Part of a data file
═══
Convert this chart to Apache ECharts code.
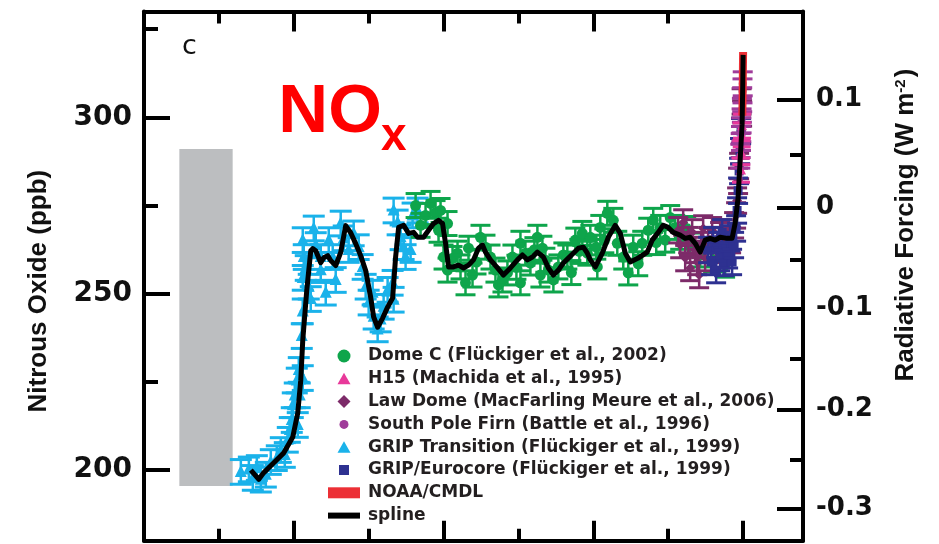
<!DOCTYPE html>
<html><head><meta charset="utf-8">
<script src="https://cdn.jsdelivr.net/npm/echarts@6/dist/echarts.min.js"></script>
<style>html,body{margin:0;padding:0;background:#fff}#c{width:939px;height:544px}</style>
</head><body><div id="c"></div>
<script>
// ---- Data (years before 2005, N2O ppb) ----
const splineYears = [16433,16167,16000,15667,15333,15033,14867,14767,14700,14567,14433,14367,14267,14100,14000,13867,13767,13600,13433,13267,13100,12933,12767,12600,12433,12333,12200,12033,11867,11700,11600,11500,11333,11167,11000,10867,10667,10500,10333,10167,10033,9933,9833,9667,9500,9333,9167,9000,8833,8700,8600,8433,8200,8000,7767,7533,7367,7200,7033,6867,6667,6500,6333,6167,6000,5833,5667,5500,5333,5200,5100,4933,4700,4500,4267,4100,3933,3767,3500,3200,3033,2833,2667,2500,2333,2100,1933,1767,1600,1433,1267,1100,933,767,533,367,267,167,100,33,10,0];
const splinePpb = [200.0,197.4,199.3,202.1,204.9,209.4,216.2,225.5,236.8,250.9,262.2,262.8,262.2,258.8,260.2,260.8,259.4,258.0,261.7,269.3,267.3,264.2,260.8,256.6,249.0,243.4,240.5,243.1,246.2,248.8,260.4,268.8,269.4,267.1,267.4,266.0,266.0,268.0,269.9,270.8,269.9,264.3,257.6,257.6,258.1,257.3,258.1,259.6,262.9,263.8,261.8,259.6,257.3,255.3,257.3,259.6,261.0,259.6,260.4,261.8,260.4,257.3,255.3,256.7,258.7,260.1,261.5,262.9,263.2,261.5,259.6,257.6,261.5,266.0,269.4,267.1,261.5,259.0,260.1,261.8,265.2,267.4,269.4,268.8,267.4,266.6,265.7,266.0,264.3,261.8,265.2,265.7,265.2,266.0,265.7,265.7,269.9,277.2,287.6,298.0,310.1,317.7];

const gripTransition = [[16767,199.5],[16500,200.2],[16367,197.8],[16233,200.6],[16100,197.3],[15933,198.7],[15767,202.3],[15567,203.4],[15433,205.7],[15300,204.3],[15200,208.6],[15133,211.4],[15067,214.2],[15033,218.4],[14967,221.2],[14900,225.4],[14867,212.8],[14833,228.4],[14800,221.2],[14700,226.1],[14733,238.0],[14700,245.0],[14700,265.2],[14667,260.4],[14700,254.5],[14600,257.3],[14500,252.0],[14433,248.5],[14333,268.5],[14267,263.8],[14100,260.4],[14100,256.7],[13933,250.3],[13833,265.2],[13700,260.4],[13600,253.9],[13433,269.9],[13333,265.7],[13167,262.4],[13000,267.1],[12833,263.2],[12700,257.6],[12600,252.0],[12500,247.5],[12367,250.3],[12333,243.5],[12200,239.9],[12100,242.7],[12000,246.3],[11867,251.1],[11700,253.1],[11667,248.3],[11667,273.6],[11533,270.2],[11433,266.0],[11333,263.2],[11267,260.4],[11100,262.4],[11033,272.2],[10867,273.6]];
const domeC = [[10933,275.0],[10767,269.4],[10600,272.2],[10433,275.6],[10267,273.0],[10167,268.0],[10100,273.6],[9867,269.9],[10000,260.4],[9867,256.7],[9700,260.0],[9533,261.5],[9433,257.6],[9267,253.1],[9167,262.9],[9033,255.3],[8900,259.0],[8767,266.0],[8600,263.2],[8433,260.4],[8267,256.7],[8167,252.5],[8033,253.9],[7867,255.9],[7700,260.4],[7567,257.5],[7433,264.3],[7433,253.1],[7267,261.5],[7100,258.7],[6967,262.5],[6867,266.0],[6767,255.3],[6700,262.9],[6600,259.5],[6500,256.7],[6333,253.9],[6167,257.6],[6000,261.0],[5867,260.4],[5733,256.0],[5600,265.2],[5467,262.0],[5367,267.1],[5200,261.5],[5100,266.0],[4900,263.2],[4867,257.6],[4767,268.8],[4633,265.0],[4533,272.8],[4333,270.8],[4200,264.3],[4000,260.4],[3833,255.9],[3667,263.2],[3500,258.5],[3367,264.3],[3167,268.0],[3000,270.8],[2900,264.5],[2767,268.8],[2600,265.2],[2433,271.6],[2267,268.8],[2100,266.0],[1900,268.5],[1767,263.8],[1433,261.0],[1000,259.6],[600,258.1]];
const lawDome = [[2167,268.0],[2100,263.8],[2000,270.2],[1933,260.1],[1833,265.2],[1767,257.3],[1700,267.4],[1600,262.4],[1533,259.0],[1467,255.3],[1400,263.8],[1333,268.5],[1267,260.1],[1167,265.2],[1033,268.0],[900,262.4],[767,266.6],[633,263.8],[500,267.4],[400,265.2],[300,269.4],[233,272.2],[200,276.4],[167,282.0],[133,286.2],[100,290.4],[67,296.1],[50,304.5],[33,301.1]];
const gripEurocore = [[1167,262.4],[1067,259.0],[1000,265.2],[900,256.7],[833,263.8],[767,260.1],[700,267.4],[633,258.7],[567,262.9],[500,260.9],[433,265.7],[367,259.0],[300,263.8],[233,268.5],[200,273.6],[167,279.2],[133,284.8],[100,290.4],[67,296.1]];
const southPoleFirn = [[95,289.0],[80,292.0],[70,294.0],[60,296.5],[50,299.0],[40,302.0],[30,305.0],[20,307.5],[12,309.5]];
const h15 = [[70,285.0],[60,290.0],[45,295.0],[35,297.5]];
const noaaYears = [27,20,15,10,5,0];
const noaaPpb = [300.5,303.5,306.5,310.5,314.5,318.5];
const grayBarYears = [18820,17040];
const grayBarPpb = [195.5,291.0];

const errGrip = 3.5, errDomeC = 3.4, errLaw = 3.6, errEuro = 3.6, errFirn = 3.4, errH15 = 3.4;

const ppbTicksMajor = [200,250,300];
const ppbTicksMinor = [225,275,325];
const rfLabels = ['0.1','0','-0.1','-0.2','-0.3'];
const rfTickPpb = [305.0,274.4,245.8,217.2,189.1];
const rfMinorPpb = [289.4,259.6,231.6,202.9];
const yearTicksMajor = [0,5000,10000,15000];
const yearTicksMinor = [2500,7500,12500,17500];

const names = {
  domeC:'Dome C (Flückiger et al., 2002)',
  h15:'H15 (Machida et al., 1995)',
  law:'Law Dome (MacFarling Meure et al., 2006)',
  firn:'South Pole Firn (Battle et al., 1996)',
  grip:'GRIP Transition (Flückiger et al., 1999)',
  euro:'GRIP/Eurocore (Flückiger et al., 1999)',
  noaa:'NOAA/CMDL',
  spline:'spline'
};

function marker(shape, cx, cy, s, color) {
  if (shape === 'circle') return {type:'circle', shape:{cx, cy, r:s/2}, style:{fill:color}};
  if (shape === 'rect') return {type:'rect', shape:{x:cx-s/2, y:cy-s/2, width:s, height:s}, style:{fill:color}};
  if (shape === 'diamond') return {type:'polygon', shape:{points:[[cx,cy-s/2],[cx+s/2,cy],[cx,cy+s/2],[cx-s/2,cy]]}, style:{fill:color}};
  return {type:'polygon', shape:{points:[[cx,cy-s*0.58],[cx-s/2,cy+s*0.42],[cx+s/2,cy+s*0.42]]}, style:{fill:color}};
}
function errSeries(name, data, err, color, shape, size, capW, z) {
  return {
    name, type:'custom', z, color, itemStyle:{color},
    dimensions:['yr','ppb','err'],
    encode:{x:0, y:1},
    data: data.map(d => [d[0], d[1], err]),
    renderItem: function (params, api) {
      const x = api.value(0), y = api.value(1), e = api.value(2);
      const p = api.coord([x, y]);
      const lo = api.coord([x, y - e]);
      const hi = api.coord([x, y + e]);
      const hw = capW / 2;
      return {type:'group', children:[
        {type:'line', shape:{x1:p[0], y1:lo[1], x2:p[0], y2:hi[1]}, style:{stroke:color, lineWidth:2.5}},
        {type:'line', shape:{x1:p[0]-hw, y1:lo[1], x2:p[0]+hw, y2:lo[1]}, style:{stroke:color, lineWidth:3}},
        {type:'line', shape:{x1:p[0]-hw, y1:hi[1], x2:p[0]+hw, y2:hi[1]}, style:{stroke:color, lineWidth:3}},
        marker(shape, p[0], p[1], size, color)
      ]};
    }
  };
}

const chart = echarts.init(document.getElementById('c'), null, {renderer:'canvas'});
const tickFont = {fontFamily:'DejaVu Sans', fontWeight:'bold', color:'#111'};
const xBase = {type:'value', min:-2000, max:20000, inverse:true, gridIndex:0,
  axisLabel:{show:false}, splitLine:{show:false}};
const yBase = {type:'value', min:180, max:330, splitLine:{show:false}};
const frameLine = {show:true, onZero:false, lineStyle:{color:'#000', width:4}};
const noLine = {show:false, onZero:false};
const triIcon = 'path://M0,0M13,13M6.5,0.5L13,12L0,12Z';

const option = {
  backgroundColor:'#fff',
  animation:false,
  grid:{left:144, right:136, top:11.5, bottom:3.3, containLabel:false, outerBoundsMode:'none'},
  xAxis:[
    Object.assign({}, xBase, {position:'bottom', axisLine:frameLine,
      axisTick:{show:true, inside:true, length:20, customValues:yearTicksMajor, lineStyle:{color:'#000', width:4}}}),
    Object.assign({}, xBase, {position:'bottom', axisLine:noLine,
      axisTick:{show:true, inside:true, length:12, customValues:yearTicksMinor, lineStyle:{color:'#000', width:4}}}),
    Object.assign({}, xBase, {position:'top', axisLine:frameLine,
      axisTick:{show:true, inside:true, length:20, customValues:yearTicksMajor, lineStyle:{color:'#000', width:4}}}),
    Object.assign({}, xBase, {position:'top', axisLine:noLine,
      axisTick:{show:true, inside:true, length:12, customValues:yearTicksMinor, lineStyle:{color:'#000', width:4}}})
  ],
  yAxis:[
    Object.assign({}, yBase, {position:'left', axisLine:frameLine,
      axisTick:{show:true, inside:true, length:26, customValues:ppbTicksMajor, lineStyle:{color:'#000', width:4}},
      axisLabel:{show:true, customValues:ppbTicksMajor, margin:12, fontSize:28, ...tickFont},
      name:'Nitrous Oxide (ppb)', nameLocation:'middle', nameGap:92,
      nameTextStyle:{fontFamily:'Liberation Sans', fontWeight:'bold', fontSize:26, color:'#111', padding:[0,30,0,0]}}),
    Object.assign({}, yBase, {position:'left', axisLine:noLine, axisLabel:{show:false},
      axisTick:{show:true, inside:true, length:14, customValues:ppbTicksMinor, lineStyle:{color:'#000', width:4}}}),
    Object.assign({}, yBase, {position:'right', axisLine:frameLine,
      axisTick:{show:true, inside:true, length:26, customValues:rfTickPpb, lineStyle:{color:'#000', width:4}},
      axisLabel:{show:true, customValues:rfTickPpb, margin:13, fontSize:26, ...tickFont,
        formatter:function(v){ let bi=0; rfTickPpb.forEach((t,i)=>{ if (Math.abs(t-v) < Math.abs(rfTickPpb[bi]-v)) bi=i; }); return rfLabels[bi]; }},
      name:'Radiative Forcing (W m{sup|-2})', nameLocation:'middle', nameGap:90,
      nameTextStyle:{fontFamily:'Liberation Sans', fontWeight:'bold', fontSize:26, color:'#111', padding:[0,0,0,102],
        rich:{sup:{fontFamily:'Liberation Sans', fontWeight:'bold', fontSize:15, color:'#111', verticalAlign:'top', lineHeight:14, padding:[0,2,10,0]}}}}),
    Object.assign({}, yBase, {position:'right', axisLine:noLine, axisLabel:{show:false},
      axisTick:{show:true, inside:true, length:13, customValues:rfMinorPpb, lineStyle:{color:'#000', width:4}}})
  ],
  legend:{
    orient:'vertical', left:323, top:342, itemWidth:32, itemHeight:13, itemGap:4.8, selectedMode:false,
    symbolKeepAspect:true,
    textStyle:{fontFamily:'DejaVu Sans', fontWeight:'bold', fontSize:17, color:'#231f20', lineHeight:18, padding:[0,0,0,3]},
    data:[
      {name:names.domeC, icon:'circle', symbolKeepAspect:true},
      {name:names.h15, icon:triIcon, symbolKeepAspect:true},
      {name:names.law, icon:'path://M0,0M13,13M6.5,0L13,6.5L6.5,13L0,6.5Z', symbolKeepAspect:true},
      {name:names.firn, icon:'path://M0,0M13,13M2,6.5a4.5,4.5 0 1,0 9,0a4.5,4.5 0 1,0 -9,0z', symbolKeepAspect:true},
      {name:names.grip, icon:triIcon, symbolKeepAspect:true},
      {name:names.euro, icon:'path://M0,0M13,13M1.5,1.5h10v10h-10z', symbolKeepAspect:true},
      {name:names.noaa, icon:'path://M0,0h32v11h-32z', symbolKeepAspect:true},
      {name:names.spline, icon:'path://M0,0h32v6h-32z', symbolKeepAspect:true}
    ]
  },
  graphic:[
    {type:'text', x:189.5, y:47, style:{text:'c', font:'27px "DejaVu Sans"', fill:'#111', textAlign:'center', textVerticalAlign:'middle'}},
    {type:'text', x:278.3, y:113.3, style:{text:'NO', font:'bold 69px "Liberation Sans"', fill:'#ff0000', textAlign:'left', textVerticalAlign:'middle'}},
    {type:'text', x:381, y:137.5, style:{text:'x', font:'bold 46px "Liberation Sans"', fill:'#ff0000', textAlign:'left', textVerticalAlign:'middle'}}
  ],
  series:[
    errSeries(names.grip, gripTransition, errGrip, '#1ab2ea', 'triangle', 12, 22, 2),
    errSeries(names.domeC, domeC, errDomeC, '#0ea54b', 'circle', 11, 20, 3),
    errSeries(names.law, lawDome, errLaw, '#7d2b69', 'diamond', 10, 20, 4),
    errSeries(names.euro, gripEurocore, errEuro, '#2e3191', 'rect', 9, 20, 5),
    errSeries(names.firn, southPoleFirn, errFirn, '#a03c9a', 'circle', 8, 20, 6),
    errSeries(names.h15, h15, errH15, '#e8399a', 'triangle', 10, 18, 7),
    {name:names.noaa, type:'line', z:8, color:'#ec2f35', showSymbol:false, symbol:'none',
      lineStyle:{color:'#ec2f35', width:8},
      data: noaaYears.map((y,i)=>[y, noaaPpb[i]]),
      markArea:{silent:true, itemStyle:{color:'#bcbec0', opacity:1},
        data:[[{xAxis:grayBarYears[0], yAxis:grayBarPpb[0]},{xAxis:grayBarYears[1], yAxis:grayBarPpb[1]}]]}},
    {name:names.spline, type:'line', z:9, color:'#000', showSymbol:false, symbol:'none',
      lineStyle:{color:'#000', width:5, join:'round'},
      data: splineYears.map((y,i)=>[y, splinePpb[i]])}
  ]
};
chart.setOption(option);
</script>
</body></html>
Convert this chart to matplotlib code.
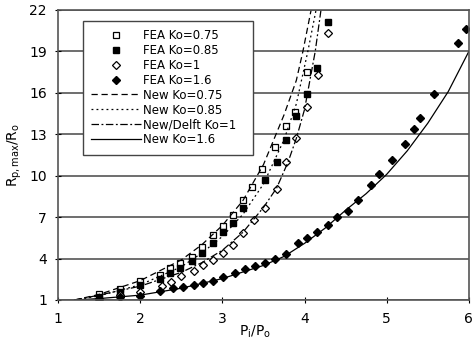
═══
(INSTRUCTION) Display every line of the listing that contains the string "Convert".

(TASK ANSWER)
Convert this chart to Apache ECharts code.
Convert this chart to matplotlib code.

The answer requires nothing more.